Normally, state government agencies move quickly to change rules or adopt new ones after the Legislature changes South Dakota’s laws. But that isn’t the case for the South Dakota Board of Pharmacy.
The board has waited more than a year to respond to legislative changes from the 2017 session.
Executive Director Kari Shanard-Koenders takes responsibility.
“I didn’t get around to it until now,” she said Tuesday. “It was just not the priority.”
Shanard-Koenders said her office was focused on getting prescribers and dispensers registered. Compliance rose to 95 percent this year. It was 23 percent two years ago.
The Legislature passed a law in 2017 requiring it.
“That was a big project,” she said.
Another change from the Legislature in 2017 was requiring dispensers such as pharmacies to report prescriptions within 24 hours. It previously was weekly.
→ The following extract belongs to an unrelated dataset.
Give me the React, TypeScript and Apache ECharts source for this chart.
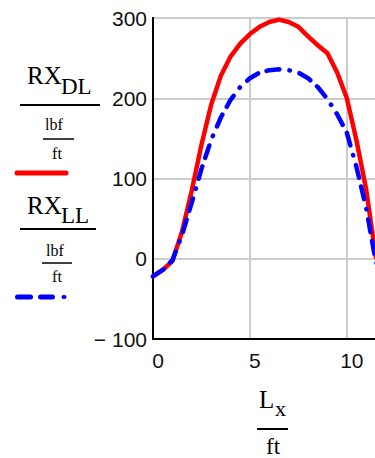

The state Department of Health hired Shanard-Koenders in mid-2012 to run the board’s prescription drug monitoring program. She moved up to executive director in September 2015.
One of the sets of proposed rules creates a new chapter. It gives the board for the first time an organized way to handle complaints and discipline.
Shanard-Koenders said various directors before her had their own ways.
“I just decided it should be written down,” she said.
She consulted with the state Board of Medical and Osteopathic Examiners and the state Board of Nursing.
She wants the same process used every time.
“We’re behind in rules, I think,” she said.
She declined to be interviewed on camera.
The hearing is October 23 at 1 p.m. in Sioux Falls at 4001 West Valhalla Boulevard in Suite 202. Written comments must reach the board by October 20 to be considered.